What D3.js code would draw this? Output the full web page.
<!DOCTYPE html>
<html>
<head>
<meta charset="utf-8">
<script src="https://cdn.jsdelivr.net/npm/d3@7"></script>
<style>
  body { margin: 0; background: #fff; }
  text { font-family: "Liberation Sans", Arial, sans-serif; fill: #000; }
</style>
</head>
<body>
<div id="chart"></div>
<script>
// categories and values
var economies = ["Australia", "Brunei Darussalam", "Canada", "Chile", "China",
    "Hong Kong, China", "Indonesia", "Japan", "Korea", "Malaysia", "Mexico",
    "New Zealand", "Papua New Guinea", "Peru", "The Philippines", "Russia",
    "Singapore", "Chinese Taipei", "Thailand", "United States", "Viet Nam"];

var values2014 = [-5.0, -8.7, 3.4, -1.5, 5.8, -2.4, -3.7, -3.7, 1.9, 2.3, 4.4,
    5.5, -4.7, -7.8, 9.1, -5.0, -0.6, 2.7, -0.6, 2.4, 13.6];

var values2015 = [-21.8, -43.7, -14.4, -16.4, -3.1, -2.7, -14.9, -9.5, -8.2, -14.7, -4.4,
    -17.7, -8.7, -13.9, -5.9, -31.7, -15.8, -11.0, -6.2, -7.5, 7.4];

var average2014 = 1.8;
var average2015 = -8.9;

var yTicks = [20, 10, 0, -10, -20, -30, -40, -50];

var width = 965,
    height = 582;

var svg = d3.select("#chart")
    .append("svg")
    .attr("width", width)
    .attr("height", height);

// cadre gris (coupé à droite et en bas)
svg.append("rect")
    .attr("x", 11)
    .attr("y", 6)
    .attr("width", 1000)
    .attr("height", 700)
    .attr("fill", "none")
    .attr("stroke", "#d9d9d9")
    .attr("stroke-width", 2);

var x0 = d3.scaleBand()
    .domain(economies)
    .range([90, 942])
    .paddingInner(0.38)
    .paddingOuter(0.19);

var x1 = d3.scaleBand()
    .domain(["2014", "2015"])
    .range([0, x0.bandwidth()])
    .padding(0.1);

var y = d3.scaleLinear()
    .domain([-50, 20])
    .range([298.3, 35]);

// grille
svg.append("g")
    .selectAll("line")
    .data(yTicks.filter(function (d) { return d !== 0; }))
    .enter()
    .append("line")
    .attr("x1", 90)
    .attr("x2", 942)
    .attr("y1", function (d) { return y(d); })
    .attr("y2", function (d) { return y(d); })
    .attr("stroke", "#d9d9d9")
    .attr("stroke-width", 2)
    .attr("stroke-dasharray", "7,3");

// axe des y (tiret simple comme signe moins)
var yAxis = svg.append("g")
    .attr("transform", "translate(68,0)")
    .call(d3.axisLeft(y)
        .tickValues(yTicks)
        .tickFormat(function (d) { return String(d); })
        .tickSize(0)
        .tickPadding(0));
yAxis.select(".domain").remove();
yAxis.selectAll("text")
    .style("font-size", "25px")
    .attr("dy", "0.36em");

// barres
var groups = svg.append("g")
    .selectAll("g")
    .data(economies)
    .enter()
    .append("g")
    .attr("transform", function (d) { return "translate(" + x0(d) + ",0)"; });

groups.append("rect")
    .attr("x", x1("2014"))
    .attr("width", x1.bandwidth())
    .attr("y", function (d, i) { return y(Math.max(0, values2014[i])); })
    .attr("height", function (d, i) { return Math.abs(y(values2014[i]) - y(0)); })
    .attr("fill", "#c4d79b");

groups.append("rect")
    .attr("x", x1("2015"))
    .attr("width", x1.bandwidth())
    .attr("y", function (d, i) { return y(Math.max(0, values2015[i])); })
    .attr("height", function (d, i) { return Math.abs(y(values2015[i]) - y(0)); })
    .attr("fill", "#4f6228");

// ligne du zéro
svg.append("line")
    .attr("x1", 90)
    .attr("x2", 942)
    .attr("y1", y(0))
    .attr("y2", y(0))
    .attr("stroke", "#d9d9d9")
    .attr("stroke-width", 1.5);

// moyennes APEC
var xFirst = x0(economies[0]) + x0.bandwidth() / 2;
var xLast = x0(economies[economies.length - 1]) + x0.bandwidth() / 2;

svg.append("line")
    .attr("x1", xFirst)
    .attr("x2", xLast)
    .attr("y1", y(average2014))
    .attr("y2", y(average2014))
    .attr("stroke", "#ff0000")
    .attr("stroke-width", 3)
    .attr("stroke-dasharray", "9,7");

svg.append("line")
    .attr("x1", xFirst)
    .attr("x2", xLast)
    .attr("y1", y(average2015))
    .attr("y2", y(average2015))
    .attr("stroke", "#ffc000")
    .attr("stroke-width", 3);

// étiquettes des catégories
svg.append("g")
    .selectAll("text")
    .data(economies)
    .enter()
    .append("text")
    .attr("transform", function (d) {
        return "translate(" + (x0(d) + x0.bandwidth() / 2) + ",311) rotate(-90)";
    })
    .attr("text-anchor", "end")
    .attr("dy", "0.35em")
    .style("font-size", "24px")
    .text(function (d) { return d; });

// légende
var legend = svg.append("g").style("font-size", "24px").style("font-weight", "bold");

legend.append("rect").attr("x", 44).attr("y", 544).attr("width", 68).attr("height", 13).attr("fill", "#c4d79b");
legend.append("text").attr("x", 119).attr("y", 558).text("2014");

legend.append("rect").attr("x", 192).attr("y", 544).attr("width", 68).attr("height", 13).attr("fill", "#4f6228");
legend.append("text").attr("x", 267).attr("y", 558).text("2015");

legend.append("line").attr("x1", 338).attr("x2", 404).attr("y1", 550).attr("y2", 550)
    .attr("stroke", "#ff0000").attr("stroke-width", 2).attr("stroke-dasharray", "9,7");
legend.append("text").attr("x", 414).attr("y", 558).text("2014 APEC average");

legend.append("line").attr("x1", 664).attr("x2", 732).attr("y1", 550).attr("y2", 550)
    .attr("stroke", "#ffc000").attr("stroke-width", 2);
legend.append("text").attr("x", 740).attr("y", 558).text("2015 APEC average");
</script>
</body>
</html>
= = = =
Work to complete:
Print the material above once more, exactly.

The result:
What D3.js code would draw this? Output the full web page.
<!DOCTYPE html>
<html>
<head>
<meta charset="utf-8">
<script src="https://cdn.jsdelivr.net/npm/d3@7"></script>
<style>
  body { margin: 0; background: #fff; }
  text { font-family: "Liberation Sans", Arial, sans-serif; fill: #000; }
</style>
</head>
<body>
<div id="chart"></div>
<script>
// categories and values
var economies = ["Australia", "Brunei Darussalam", "Canada", "Chile", "China",
    "Hong Kong, China", "Indonesia", "Japan", "Korea", "Malaysia", "Mexico",
    "New Zealand", "Papua New Guinea", "Peru", "The Philippines", "Russia",
    "Singapore", "Chinese Taipei", "Thailand", "United States", "Viet Nam"];

var values2014 = [-5.0, -8.7, 3.4, -1.5, 5.8, -2.4, -3.7, -3.7, 1.9, 2.3, 4.4,
    5.5, -4.7, -7.8, 9.1, -5.0, -0.6, 2.7, -0.6, 2.4, 13.6];

var values2015 = [-21.8, -43.7, -14.4, -16.4, -3.1, -2.7, -14.9, -9.5, -8.2, -14.7, -4.4,
    -17.7, -8.7, -13.9, -5.9, -31.7, -15.8, -11.0, -6.2, -7.5, 7.4];

var average2014 = 1.8;
var average2015 = -8.9;

var yTicks = [20, 10, 0, -10, -20, -30, -40, -50];

var width = 965,
    height = 582;

var svg = d3.select("#chart")
    .append("svg")
    .attr("width", width)
    .attr("height", height);

// cadre gris (coupé à droite et en bas)
svg.append("rect")
    .attr("x", 11)
    .attr("y", 6)
    .attr("width", 1000)
    .attr("height", 700)
    .attr("fill", "none")
    .attr("stroke", "#d9d9d9")
    .attr("stroke-width", 2);

var x0 = d3.scaleBand()
    .domain(economies)
    .range([90, 942])
    .paddingInner(0.38)
    .paddingOuter(0.19);

var x1 = d3.scaleBand()
    .domain(["2014", "2015"])
    .range([0, x0.bandwidth()])
    .padding(0.1);

var y = d3.scaleLinear()
    .domain([-50, 20])
    .range([298.3, 35]);

// grille
svg.append("g")
    .selectAll("line")
    .data(yTicks.filter(function (d) { return d !== 0; }))
    .enter()
    .append("line")
    .attr("x1", 90)
    .attr("x2", 942)
    .attr("y1", function (d) { return y(d); })
    .attr("y2", function (d) { return y(d); })
    .attr("stroke", "#d9d9d9")
    .attr("stroke-width", 2)
    .attr("stroke-dasharray", "7,3");

// axe des y (tiret simple comme signe moins)
var yAxis = svg.append("g")
    .attr("transform", "translate(68,0)")
    .call(d3.axisLeft(y)
        .tickValues(yTicks)
        .tickFormat(function (d) { return String(d); })
        .tickSize(0)
        .tickPadding(0));
yAxis.select(".domain").remove();
yAxis.selectAll("text")
    .style("font-size", "25px")
    .attr("dy", "0.36em");

// barres
var groups = svg.append("g")
    .selectAll("g")
    .data(economies)
    .enter()
    .append("g")
    .attr("transform", function (d) { return "translate(" + x0(d) + ",0)"; });

groups.append("rect")
    .attr("x", x1("2014"))
    .attr("width", x1.bandwidth())
    .attr("y", function (d, i) { return y(Math.max(0, values2014[i])); })
    .attr("height", function (d, i) { return Math.abs(y(values2014[i]) - y(0)); })
    .attr("fill", "#c4d79b");

groups.append("rect")
    .attr("x", x1("2015"))
    .attr("width", x1.bandwidth())
    .attr("y", function (d, i) { return y(Math.max(0, values2015[i])); })
    .attr("height", function (d, i) { return Math.abs(y(values2015[i]) - y(0)); })
    .attr("fill", "#4f6228");

// ligne du zéro
svg.append("line")
    .attr("x1", 90)
    .attr("x2", 942)
    .attr("y1", y(0))
    .attr("y2", y(0))
    .attr("stroke", "#d9d9d9")
    .attr("stroke-width", 1.5);

// moyennes APEC
var xFirst = x0(economies[0]) + x0.bandwidth() / 2;
var xLast = x0(economies[economies.length - 1]) + x0.bandwidth() / 2;

svg.append("line")
    .attr("x1", xFirst)
    .attr("x2", xLast)
    .attr("y1", y(average2014))
    .attr("y2", y(average2014))
    .attr("stroke", "#ff0000")
    .attr("stroke-width", 3)
    .attr("stroke-dasharray", "9,7");

svg.append("line")
    .attr("x1", xFirst)
    .attr("x2", xLast)
    .attr("y1", y(average2015))
    .attr("y2", y(average2015))
    .attr("stroke", "#ffc000")
    .attr("stroke-width", 3);

// étiquettes des catégories
svg.append("g")
    .selectAll("text")
    .data(economies)
    .enter()
    .append("text")
    .attr("transform", function (d) {
        return "translate(" + (x0(d) + x0.bandwidth() / 2) + ",311) rotate(-90)";
    })
    .attr("text-anchor", "end")
    .attr("dy", "0.35em")
    .style("font-size", "24px")
    .text(function (d) { return d; });

// légende
var legend = svg.append("g").style("font-size", "24px").style("font-weight", "bold");

legend.append("rect").attr("x", 44).attr("y", 544).attr("width", 68).attr("height", 13).attr("fill", "#c4d79b");
legend.append("text").attr("x", 119).attr("y", 558).text("2014");

legend.append("rect").attr("x", 192).attr("y", 544).attr("width", 68).attr("height", 13).attr("fill", "#4f6228");
legend.append("text").attr("x", 267).attr("y", 558).text("2015");

legend.append("line").attr("x1", 338).attr("x2", 404).attr("y1", 550).attr("y2", 550)
    .attr("stroke", "#ff0000").attr("stroke-width", 2).attr("stroke-dasharray", "9,7");
legend.append("text").attr("x", 414).attr("y", 558).text("2014 APEC average");

legend.append("line").attr("x1", 664).attr("x2", 732).attr("y1", 550).attr("y2", 550)
    .attr("stroke", "#ffc000").attr("stroke-width", 2);
legend.append("text").attr("x", 740).attr("y", 558).text("2015 APEC average");
</script>
</body>
</html>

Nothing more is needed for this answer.